§ **GIVEN MATERIAL**:
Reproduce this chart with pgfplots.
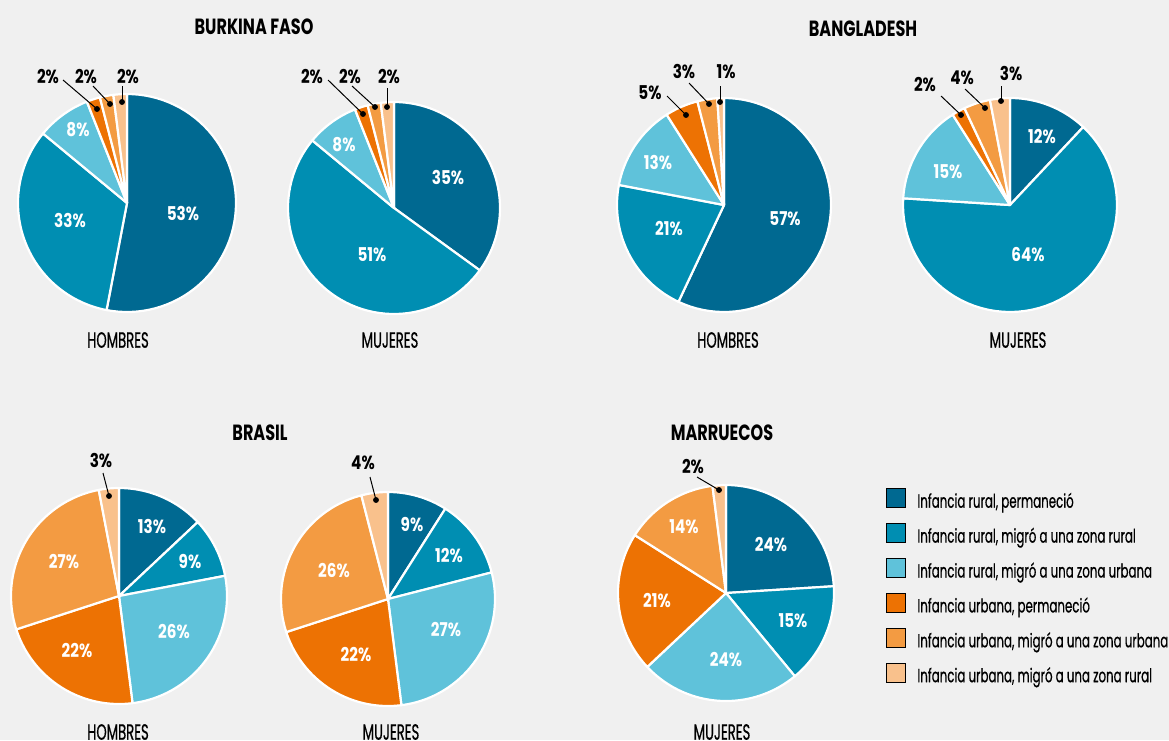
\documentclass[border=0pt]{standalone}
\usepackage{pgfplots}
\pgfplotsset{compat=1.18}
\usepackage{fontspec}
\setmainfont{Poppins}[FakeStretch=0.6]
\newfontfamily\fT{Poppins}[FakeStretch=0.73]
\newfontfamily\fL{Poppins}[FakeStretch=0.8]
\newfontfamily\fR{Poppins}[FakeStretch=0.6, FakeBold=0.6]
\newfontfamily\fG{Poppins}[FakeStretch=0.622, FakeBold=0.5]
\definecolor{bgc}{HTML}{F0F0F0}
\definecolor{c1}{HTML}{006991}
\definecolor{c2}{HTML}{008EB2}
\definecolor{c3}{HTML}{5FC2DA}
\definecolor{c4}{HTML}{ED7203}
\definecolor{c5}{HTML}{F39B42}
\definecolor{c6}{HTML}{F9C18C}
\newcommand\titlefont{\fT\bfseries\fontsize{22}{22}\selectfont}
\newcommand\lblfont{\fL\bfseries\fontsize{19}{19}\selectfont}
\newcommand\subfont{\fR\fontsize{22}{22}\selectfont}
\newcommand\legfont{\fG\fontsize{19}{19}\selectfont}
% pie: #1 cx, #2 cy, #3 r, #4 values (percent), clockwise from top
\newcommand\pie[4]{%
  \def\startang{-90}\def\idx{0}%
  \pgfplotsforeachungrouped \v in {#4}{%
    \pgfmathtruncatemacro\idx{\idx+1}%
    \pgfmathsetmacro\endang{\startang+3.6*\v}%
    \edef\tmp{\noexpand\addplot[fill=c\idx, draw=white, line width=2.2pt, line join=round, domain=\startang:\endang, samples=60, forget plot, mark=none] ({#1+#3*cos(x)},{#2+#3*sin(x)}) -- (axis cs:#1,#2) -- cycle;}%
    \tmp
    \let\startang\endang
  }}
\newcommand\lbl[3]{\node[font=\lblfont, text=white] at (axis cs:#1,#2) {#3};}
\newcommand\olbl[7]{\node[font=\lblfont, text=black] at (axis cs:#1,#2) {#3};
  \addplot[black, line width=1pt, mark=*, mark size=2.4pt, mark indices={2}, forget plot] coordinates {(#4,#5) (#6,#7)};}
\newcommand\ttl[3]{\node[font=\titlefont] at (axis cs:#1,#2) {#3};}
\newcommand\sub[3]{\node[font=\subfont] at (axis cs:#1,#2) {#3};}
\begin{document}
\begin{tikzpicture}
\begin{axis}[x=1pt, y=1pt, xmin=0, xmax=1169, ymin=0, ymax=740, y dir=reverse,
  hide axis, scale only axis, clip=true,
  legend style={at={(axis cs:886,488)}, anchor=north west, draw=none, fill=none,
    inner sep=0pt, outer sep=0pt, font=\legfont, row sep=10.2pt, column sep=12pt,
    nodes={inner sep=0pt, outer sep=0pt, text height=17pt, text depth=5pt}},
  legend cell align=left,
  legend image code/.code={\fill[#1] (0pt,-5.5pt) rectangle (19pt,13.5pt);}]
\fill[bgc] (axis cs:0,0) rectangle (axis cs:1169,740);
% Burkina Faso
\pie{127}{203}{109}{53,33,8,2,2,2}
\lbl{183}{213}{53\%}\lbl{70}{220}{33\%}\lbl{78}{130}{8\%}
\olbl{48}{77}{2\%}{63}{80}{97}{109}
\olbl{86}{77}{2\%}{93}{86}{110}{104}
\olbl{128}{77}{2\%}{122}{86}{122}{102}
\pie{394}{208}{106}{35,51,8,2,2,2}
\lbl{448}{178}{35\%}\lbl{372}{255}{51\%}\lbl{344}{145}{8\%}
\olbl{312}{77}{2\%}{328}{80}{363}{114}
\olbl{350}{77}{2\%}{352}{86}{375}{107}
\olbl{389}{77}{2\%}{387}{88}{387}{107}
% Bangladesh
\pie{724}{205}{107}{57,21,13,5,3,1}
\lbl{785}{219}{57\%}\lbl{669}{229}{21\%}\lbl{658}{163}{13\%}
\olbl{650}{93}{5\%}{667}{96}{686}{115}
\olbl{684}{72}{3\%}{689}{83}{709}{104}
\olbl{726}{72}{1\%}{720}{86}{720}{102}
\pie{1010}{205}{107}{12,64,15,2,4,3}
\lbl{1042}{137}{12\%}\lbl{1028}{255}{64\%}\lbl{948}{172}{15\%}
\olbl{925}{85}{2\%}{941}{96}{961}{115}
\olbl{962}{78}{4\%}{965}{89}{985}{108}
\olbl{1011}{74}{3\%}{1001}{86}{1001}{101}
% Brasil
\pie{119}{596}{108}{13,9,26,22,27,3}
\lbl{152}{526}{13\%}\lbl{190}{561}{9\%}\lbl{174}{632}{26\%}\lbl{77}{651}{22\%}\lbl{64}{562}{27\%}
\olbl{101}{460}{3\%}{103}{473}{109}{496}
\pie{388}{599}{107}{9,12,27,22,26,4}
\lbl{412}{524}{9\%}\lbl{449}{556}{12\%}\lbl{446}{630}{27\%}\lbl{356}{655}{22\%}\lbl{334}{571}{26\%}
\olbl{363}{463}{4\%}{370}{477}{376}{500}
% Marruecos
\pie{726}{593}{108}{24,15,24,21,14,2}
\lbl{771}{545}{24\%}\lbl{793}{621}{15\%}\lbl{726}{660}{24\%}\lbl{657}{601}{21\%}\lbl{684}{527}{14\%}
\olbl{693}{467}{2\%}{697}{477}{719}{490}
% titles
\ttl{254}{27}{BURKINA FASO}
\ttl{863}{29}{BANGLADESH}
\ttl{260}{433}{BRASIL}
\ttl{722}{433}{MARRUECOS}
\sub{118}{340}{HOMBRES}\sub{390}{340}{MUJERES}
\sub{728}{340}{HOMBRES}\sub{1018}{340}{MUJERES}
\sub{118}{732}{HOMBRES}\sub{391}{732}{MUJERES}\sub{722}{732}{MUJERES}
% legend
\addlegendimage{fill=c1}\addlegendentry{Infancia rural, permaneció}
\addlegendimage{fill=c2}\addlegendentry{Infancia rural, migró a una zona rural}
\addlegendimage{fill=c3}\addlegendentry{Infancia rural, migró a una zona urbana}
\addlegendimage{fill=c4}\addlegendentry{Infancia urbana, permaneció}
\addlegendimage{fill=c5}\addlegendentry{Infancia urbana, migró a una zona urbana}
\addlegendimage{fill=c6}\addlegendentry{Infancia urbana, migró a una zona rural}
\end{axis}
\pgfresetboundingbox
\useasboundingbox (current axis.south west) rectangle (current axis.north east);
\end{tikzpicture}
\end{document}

§ **CHALLENGE**: Output the material word for word, omitting its pictures.

§ **CORRECT RESPONSE**:
Reproduce this chart with pgfplots.
\documentclass[border=0pt]{standalone}
\usepackage{pgfplots}
\pgfplotsset{compat=1.18}
\usepackage{fontspec}
\setmainfont{Poppins}[FakeStretch=0.6]
\newfontfamily\fT{Poppins}[FakeStretch=0.73]
\newfontfamily\fL{Poppins}[FakeStretch=0.8]
\newfontfamily\fR{Poppins}[FakeStretch=0.6, FakeBold=0.6]
\newfontfamily\fG{Poppins}[FakeStretch=0.622, FakeBold=0.5]
\definecolor{bgc}{HTML}{F0F0F0}
\definecolor{c1}{HTML}{006991}
\definecolor{c2}{HTML}{008EB2}
\definecolor{c3}{HTML}{5FC2DA}
\definecolor{c4}{HTML}{ED7203}
\definecolor{c5}{HTML}{F39B42}
\definecolor{c6}{HTML}{F9C18C}
\newcommand\titlefont{\fT\bfseries\fontsize{22}{22}\selectfont}
\newcommand\lblfont{\fL\bfseries\fontsize{19}{19}\selectfont}
\newcommand\subfont{\fR\fontsize{22}{22}\selectfont}
\newcommand\legfont{\fG\fontsize{19}{19}\selectfont}
% pie: #1 cx, #2 cy, #3 r, #4 values (percent), clockwise from top
\newcommand\pie[4]{%
  \def\startang{-90}\def\idx{0}%
  \pgfplotsforeachungrouped \v in {#4}{%
    \pgfmathtruncatemacro\idx{\idx+1}%
    \pgfmathsetmacro\endang{\startang+3.6*\v}%
    \edef\tmp{\noexpand\addplot[fill=c\idx, draw=white, line width=2.2pt, line join=round, domain=\startang:\endang, samples=60, forget plot, mark=none] ({#1+#3*cos(x)},{#2+#3*sin(x)}) -- (axis cs:#1,#2) -- cycle;}%
    \tmp
    \let\startang\endang
  }}
\newcommand\lbl[3]{\node[font=\lblfont, text=white] at (axis cs:#1,#2) {#3};}
\newcommand\olbl[7]{\node[font=\lblfont, text=black] at (axis cs:#1,#2) {#3};
  \addplot[black, line width=1pt, mark=*, mark size=2.4pt, mark indices={2}, forget plot] coordinates {(#4,#5) (#6,#7)};}
\newcommand\ttl[3]{\node[font=\titlefont] at (axis cs:#1,#2) {#3};}
\newcommand\sub[3]{\node[font=\subfont] at (axis cs:#1,#2) {#3};}
\begin{document}
\begin{tikzpicture}
\begin{axis}[x=1pt, y=1pt, xmin=0, xmax=1169, ymin=0, ymax=740, y dir=reverse,
  hide axis, scale only axis, clip=true,
  legend style={at={(axis cs:886,488)}, anchor=north west, draw=none, fill=none,
    inner sep=0pt, outer sep=0pt, font=\legfont, row sep=10.2pt, column sep=12pt,
    nodes={inner sep=0pt, outer sep=0pt, text height=17pt, text depth=5pt}},
  legend cell align=left,
  legend image code/.code={\fill[#1] (0pt,-5.5pt) rectangle (19pt,13.5pt);}]
\fill[bgc] (axis cs:0,0) rectangle (axis cs:1169,740);
% Burkina Faso
\pie{127}{203}{109}{53,33,8,2,2,2}
\lbl{183}{213}{53\%}\lbl{70}{220}{33\%}\lbl{78}{130}{8\%}
\olbl{48}{77}{2\%}{63}{80}{97}{109}
\olbl{86}{77}{2\%}{93}{86}{110}{104}
\olbl{128}{77}{2\%}{122}{86}{122}{102}
\pie{394}{208}{106}{35,51,8,2,2,2}
\lbl{448}{178}{35\%}\lbl{372}{255}{51\%}\lbl{344}{145}{8\%}
\olbl{312}{77}{2\%}{328}{80}{363}{114}
\olbl{350}{77}{2\%}{352}{86}{375}{107}
\olbl{389}{77}{2\%}{387}{88}{387}{107}
% Bangladesh
\pie{724}{205}{107}{57,21,13,5,3,1}
\lbl{785}{219}{57\%}\lbl{669}{229}{21\%}\lbl{658}{163}{13\%}
\olbl{650}{93}{5\%}{667}{96}{686}{115}
\olbl{684}{72}{3\%}{689}{83}{709}{104}
\olbl{726}{72}{1\%}{720}{86}{720}{102}
\pie{1010}{205}{107}{12,64,15,2,4,3}
\lbl{1042}{137}{12\%}\lbl{1028}{255}{64\%}\lbl{948}{172}{15\%}
\olbl{925}{85}{2\%}{941}{96}{961}{115}
\olbl{962}{78}{4\%}{965}{89}{985}{108}
\olbl{1011}{74}{3\%}{1001}{86}{1001}{101}
% Brasil
\pie{119}{596}{108}{13,9,26,22,27,3}
\lbl{152}{526}{13\%}\lbl{190}{561}{9\%}\lbl{174}{632}{26\%}\lbl{77}{651}{22\%}\lbl{64}{562}{27\%}
\olbl{101}{460}{3\%}{103}{473}{109}{496}
\pie{388}{599}{107}{9,12,27,22,26,4}
\lbl{412}{524}{9\%}\lbl{449}{556}{12\%}\lbl{446}{630}{27\%}\lbl{356}{655}{22\%}\lbl{334}{571}{26\%}
\olbl{363}{463}{4\%}{370}{477}{376}{500}
% Marruecos
\pie{726}{593}{108}{24,15,24,21,14,2}
\lbl{771}{545}{24\%}\lbl{793}{621}{15\%}\lbl{726}{660}{24\%}\lbl{657}{601}{21\%}\lbl{684}{527}{14\%}
\olbl{693}{467}{2\%}{697}{477}{719}{490}
% titles
\ttl{254}{27}{BURKINA FASO}
\ttl{863}{29}{BANGLADESH}
\ttl{260}{433}{BRASIL}
\ttl{722}{433}{MARRUECOS}
\sub{118}{340}{HOMBRES}\sub{390}{340}{MUJERES}
\sub{728}{340}{HOMBRES}\sub{1018}{340}{MUJERES}
\sub{118}{732}{HOMBRES}\sub{391}{732}{MUJERES}\sub{722}{732}{MUJERES}
% legend
\addlegendimage{fill=c1}\addlegendentry{Infancia rural, permaneció}
\addlegendimage{fill=c2}\addlegendentry{Infancia rural, migró a una zona rural}
\addlegendimage{fill=c3}\addlegendentry{Infancia rural, migró a una zona urbana}
\addlegendimage{fill=c4}\addlegendentry{Infancia urbana, permaneció}
\addlegendimage{fill=c5}\addlegendentry{Infancia urbana, migró a una zona urbana}
\addlegendimage{fill=c6}\addlegendentry{Infancia urbana, migró a una zona rural}
\end{axis}
\pgfresetboundingbox
\useasboundingbox (current axis.south west) rectangle (current axis.north east);
\end{tikzpicture}
\end{document}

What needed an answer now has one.